Helping Hands or Talking Heads? Trolling or Governance?

Two Unrelated Events Share an Interesting Connection


Event 1: The Insurrection in DC

One of the still evolving consequences of the January 6 insurrection was the dismissal of QAnon follower Rep. Marjorie Taylor Greene from any Congressional committee assignments. When asked what she would now do with her time, she said this freed her up to do what she wanted to do – make more speeches, fundraising, etc.

Right after she spoke, newly elected embarrassment to his district NC Rep Madison Cawthorn indicated he understood Greene’s point.
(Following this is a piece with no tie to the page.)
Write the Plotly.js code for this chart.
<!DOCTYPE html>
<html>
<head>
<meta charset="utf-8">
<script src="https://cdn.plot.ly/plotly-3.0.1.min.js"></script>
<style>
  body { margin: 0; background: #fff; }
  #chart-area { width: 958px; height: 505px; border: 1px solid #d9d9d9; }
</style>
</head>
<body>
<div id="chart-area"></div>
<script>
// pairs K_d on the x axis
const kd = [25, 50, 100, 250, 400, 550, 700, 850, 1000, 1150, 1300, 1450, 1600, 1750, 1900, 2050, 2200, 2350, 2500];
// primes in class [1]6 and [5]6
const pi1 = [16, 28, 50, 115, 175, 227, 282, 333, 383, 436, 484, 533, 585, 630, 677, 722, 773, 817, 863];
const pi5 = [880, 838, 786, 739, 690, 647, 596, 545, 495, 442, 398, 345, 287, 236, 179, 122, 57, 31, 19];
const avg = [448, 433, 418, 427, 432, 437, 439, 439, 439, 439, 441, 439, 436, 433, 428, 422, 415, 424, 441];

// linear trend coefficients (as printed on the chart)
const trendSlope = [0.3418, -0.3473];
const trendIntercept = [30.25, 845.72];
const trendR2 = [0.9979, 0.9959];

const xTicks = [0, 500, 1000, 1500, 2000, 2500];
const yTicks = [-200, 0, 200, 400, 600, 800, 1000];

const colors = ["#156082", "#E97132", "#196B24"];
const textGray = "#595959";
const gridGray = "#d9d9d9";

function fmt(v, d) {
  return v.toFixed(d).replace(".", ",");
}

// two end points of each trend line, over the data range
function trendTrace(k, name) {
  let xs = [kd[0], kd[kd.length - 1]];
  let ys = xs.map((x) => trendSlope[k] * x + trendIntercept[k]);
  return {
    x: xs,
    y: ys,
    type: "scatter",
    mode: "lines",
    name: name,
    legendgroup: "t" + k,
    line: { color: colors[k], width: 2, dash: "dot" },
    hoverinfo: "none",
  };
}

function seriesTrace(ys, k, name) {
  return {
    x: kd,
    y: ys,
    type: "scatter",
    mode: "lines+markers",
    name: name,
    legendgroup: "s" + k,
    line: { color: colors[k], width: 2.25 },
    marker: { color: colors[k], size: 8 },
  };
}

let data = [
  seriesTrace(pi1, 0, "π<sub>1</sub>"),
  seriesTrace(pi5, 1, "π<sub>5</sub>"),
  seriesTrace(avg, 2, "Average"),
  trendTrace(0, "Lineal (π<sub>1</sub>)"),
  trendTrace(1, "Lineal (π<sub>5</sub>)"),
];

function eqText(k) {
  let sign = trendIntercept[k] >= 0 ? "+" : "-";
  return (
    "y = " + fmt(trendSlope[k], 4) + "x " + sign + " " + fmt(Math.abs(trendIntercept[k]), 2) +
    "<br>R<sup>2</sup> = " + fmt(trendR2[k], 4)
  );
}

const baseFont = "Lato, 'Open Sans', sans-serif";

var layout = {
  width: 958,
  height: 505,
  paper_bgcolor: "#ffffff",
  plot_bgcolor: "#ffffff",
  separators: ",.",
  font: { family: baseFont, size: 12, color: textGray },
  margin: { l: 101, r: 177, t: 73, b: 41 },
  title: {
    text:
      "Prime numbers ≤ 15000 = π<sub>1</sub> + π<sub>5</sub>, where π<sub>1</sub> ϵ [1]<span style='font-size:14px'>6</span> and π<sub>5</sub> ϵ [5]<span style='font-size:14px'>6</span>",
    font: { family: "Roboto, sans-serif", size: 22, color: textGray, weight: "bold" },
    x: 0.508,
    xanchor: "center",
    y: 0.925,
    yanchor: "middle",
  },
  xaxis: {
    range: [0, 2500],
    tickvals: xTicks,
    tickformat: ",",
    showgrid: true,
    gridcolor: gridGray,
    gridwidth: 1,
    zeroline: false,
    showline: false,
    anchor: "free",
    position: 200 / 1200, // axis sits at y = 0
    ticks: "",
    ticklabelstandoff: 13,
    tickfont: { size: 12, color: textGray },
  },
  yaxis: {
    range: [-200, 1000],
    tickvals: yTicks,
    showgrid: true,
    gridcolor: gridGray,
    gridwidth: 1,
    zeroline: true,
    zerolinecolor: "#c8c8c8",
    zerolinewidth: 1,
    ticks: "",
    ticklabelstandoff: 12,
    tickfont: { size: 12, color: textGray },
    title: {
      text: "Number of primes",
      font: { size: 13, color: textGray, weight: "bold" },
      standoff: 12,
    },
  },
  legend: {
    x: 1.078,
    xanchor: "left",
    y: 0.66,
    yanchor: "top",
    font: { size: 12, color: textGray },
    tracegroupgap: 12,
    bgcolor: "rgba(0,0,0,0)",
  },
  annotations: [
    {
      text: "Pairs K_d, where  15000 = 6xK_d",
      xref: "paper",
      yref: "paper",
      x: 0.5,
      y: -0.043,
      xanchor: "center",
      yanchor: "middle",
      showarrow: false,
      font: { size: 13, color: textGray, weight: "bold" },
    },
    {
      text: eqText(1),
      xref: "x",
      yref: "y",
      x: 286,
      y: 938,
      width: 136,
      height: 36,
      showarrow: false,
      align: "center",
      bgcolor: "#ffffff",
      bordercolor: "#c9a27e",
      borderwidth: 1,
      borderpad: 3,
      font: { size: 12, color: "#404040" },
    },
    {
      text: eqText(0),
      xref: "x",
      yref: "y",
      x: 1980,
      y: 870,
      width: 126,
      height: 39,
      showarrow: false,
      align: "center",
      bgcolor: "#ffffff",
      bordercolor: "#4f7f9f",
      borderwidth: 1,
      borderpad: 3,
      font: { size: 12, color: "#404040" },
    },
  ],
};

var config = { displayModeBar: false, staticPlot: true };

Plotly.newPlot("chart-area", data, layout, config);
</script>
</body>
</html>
He said he had built his own staff around “communication”. Not legislation, not constituent service, but making speeches and podcasts. How fortunate for his constituents (including me).
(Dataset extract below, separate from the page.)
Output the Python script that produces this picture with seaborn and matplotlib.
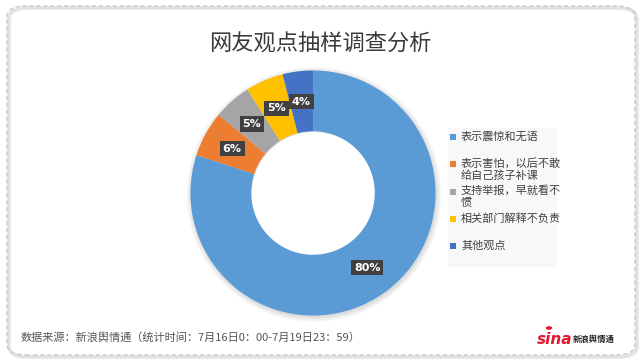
import matplotlib
matplotlib.use("Agg")
import matplotlib.pyplot as plt
import seaborn as sns
from matplotlib.patches import FancyBboxPatch, Rectangle, Circle

# --- DATA ---
categories = ["表示震惊和无语", "表示害怕，以后不敢\n给自己孩子补课", "支持举报，早就看不\n惯",
              "相关部门解释不负责", "其他观点"]
shares = [80, 6, 5, 5, 4]
colors = ["#5B9BD5", "#ED7D31", "#A5A5A5", "#FFC000", "#4472C4"]
title = "网友观点抽样调查分析"
source = "数据来源：新浪舆情通（统计时间：7月16日0：00-7月19日23：59）"

sns.set_theme(style="white")
plt.rcParams['font.family'] = ['Noto Sans CJK SC', 'DejaVu Sans']

W, H = 641, 361
fig = plt.figure(figsize=(W / 100, H / 100), dpi=100)
fig.patch.set_facecolor("white")

# --- card border ---
for off, a in [(2.5, 0.05), (1.5, 0.07)]:
    fig.patches.append(FancyBboxPatch((7 / W + off / W, 6 / H - off / H), 628 / W, 349 / H,
                                      boxstyle="round,pad=0,rounding_size=0.03",
                                      transform=fig.transFigure, facecolor="none",
                                      edgecolor=(0, 0, 0, a), lw=2.5, zorder=-2))
fig.patches.append(FancyBboxPatch((7 / W, 6 / H), 628 / W, 349 / H,
                                  boxstyle="round,pad=0,rounding_size=0.03",
                                  transform=fig.transFigure, facecolor="none",
                                  edgecolor="#c9c9c9", lw=1.0, ls=(0, (3, 2)), zorder=-1))

fig.text(320 / W, 1 - 44 / H, title, ha="center", va="center", fontsize=16, color="#3a3a3a")

# --- donut ---
cx, cy, r = 313, 193, 125
ax = fig.add_axes([(cx - r) / W, (H - cy - r) / H, 2 * r / W, 2 * r / H])
ax.axis("off")
ax.patch.set_alpha(0)

# soft shadow (outside the ring only)
for k in range(6):
    ax.pie([1], radius=1.0 + 0.008 * k, colors=[(0, 0, 0, 0.022)], startangle=90,
           center=(0.008, -0.012), wedgeprops=dict(width=0.49 + 0.008 * k, lw=0))

wedges, texts, autotexts = ax.pie(
    shares, colors=colors, startangle=90, counterclock=False, radius=1.0,
    wedgeprops=dict(width=0.496, edgecolor="none"),
    autopct=lambda p: f"{p:.0f}%", pctdistance=0.752,
    textprops=dict(color="white", fontsize=8, fontweight="bold", family=["DejaVu Sans"]))
for t in autotexts:
    t.set_bbox(dict(boxstyle="square,pad=0.25", facecolor="#404040", edgecolor="none"))
ax.set_xlim(-1.02, 1.02)
ax.set_ylim(-1.02, 1.02)
ax.set_aspect("equal")

# --- legend ---
fig.patches.append(Rectangle((448 / W, 1 - 267 / H), 109 / W, 139 / H, transform=fig.transFigure,
                             facecolor="#f8f8f8", edgecolor="none", zorder=1))
for i, (lab, c) in enumerate(zip(categories, colors)):
    y = 137 + i * 27.3
    fig.patches.append(Rectangle((450 / W, 1 - (y + 3) / H), 6 / W, 6 / H, transform=fig.transFigure,
                                 facecolor=c, edgecolor="none", zorder=2))
    fig.text(461 / W, 1 - (y - 6) / H, lab, ha="left", va="top", fontsize=8,
             color="#404040", linespacing=1.15, zorder=3)

# --- footer ---
fig.text(21 / W, 1 - 337 / H, source, ha="left", va="center", fontsize=8, color="#555555")
fig.text(537 / W, 1 - 339 / H, "sina", ha="left", va="center", fontsize=11, color="#e6162d",
         fontweight="bold", style="italic", family=["DejaVu Sans"])
fig.text(573 / W, 1 - 339 / H, "新浪舆情通", ha="left", va="center", fontsize=6,
         color="#222222", fontweight="bold")
fig.patches.append(Circle((549 / W, 1 - 328 / H), 3.2 / W, transform=fig.transFigure,
                          facecolor="#e6162d", edgecolor="none", zorder=3))

fig.savefig("out.png", dpi=100)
EVENT 2: The Texas Energy Collapse

Sure, the storm in Texas was a humdinger, but think about it. The corner of Texas not in the Electricity Reliability Council of Texas (ERCOT) network, the one connected to the national grid, did fine. They never lost power or water. Clearly the completely deregulated (ignored) energy approach failed spectacularly. It did so predictably.

Experts told Texas back when Rick Perry was governor that they were cruising for a bruising. There was near zero incentive for companies to invest in hardening the system. The state had no meaningful oversight and could not prepare for the worst.

The results came roosting. Millions suffered, people died, millions are still boiling or hunting for water. It looks like a Third World country. And people are getting 4 and 5 figure energy bills to boot.

What Is the Connection?

It’s hard to imagine two more different events in two more different places. What connects them is the non-linkage between Republicans and Governance.

For a long time, I thought that I knew the problem with Republicans (or at least one of their problems). They had been so mired in the “government is the problem” mentality and the talk radio inspired approach of lead with criticism- always. They had forgotten how to govern, I thought.

I was off by an order of magnitude. Look at those like Greene and Cawthorn. They have a LOT of company. Look at almost everything about government in Texas. They have not just lost the ability to govern; they have lost interest in governing.

Nice Work if You Can Get It, I Suppose

We now have, more than ever, a class of politicians who love the trappings of office but have no aspirations to do the work. They love the megaphone of office. They get comfortable with thinking the rules don’t apply to them (Mask? Me?  Metal detector? Not me!).

There are members of Congress and at the state level who see their jobs as speechifying and stoking their base. No time to run the country. They don’t really care about governance or legislating.

There Is a Moral Component, Too

Lest we forget, much of what we become is anchored in what we value. I cannot imagine a better example of how far the Republicans have fallen than the following.

The head of the PA Republican Party raged at a PA senator who voted to convict Trump. He said:

“We didn’t elect him to vote his conscience; we didn’t elect him to do the right thing, or whatever. We elected him to represent us.” [meaning us Republicans, not the entire state].

This is what one gets from rot at the core.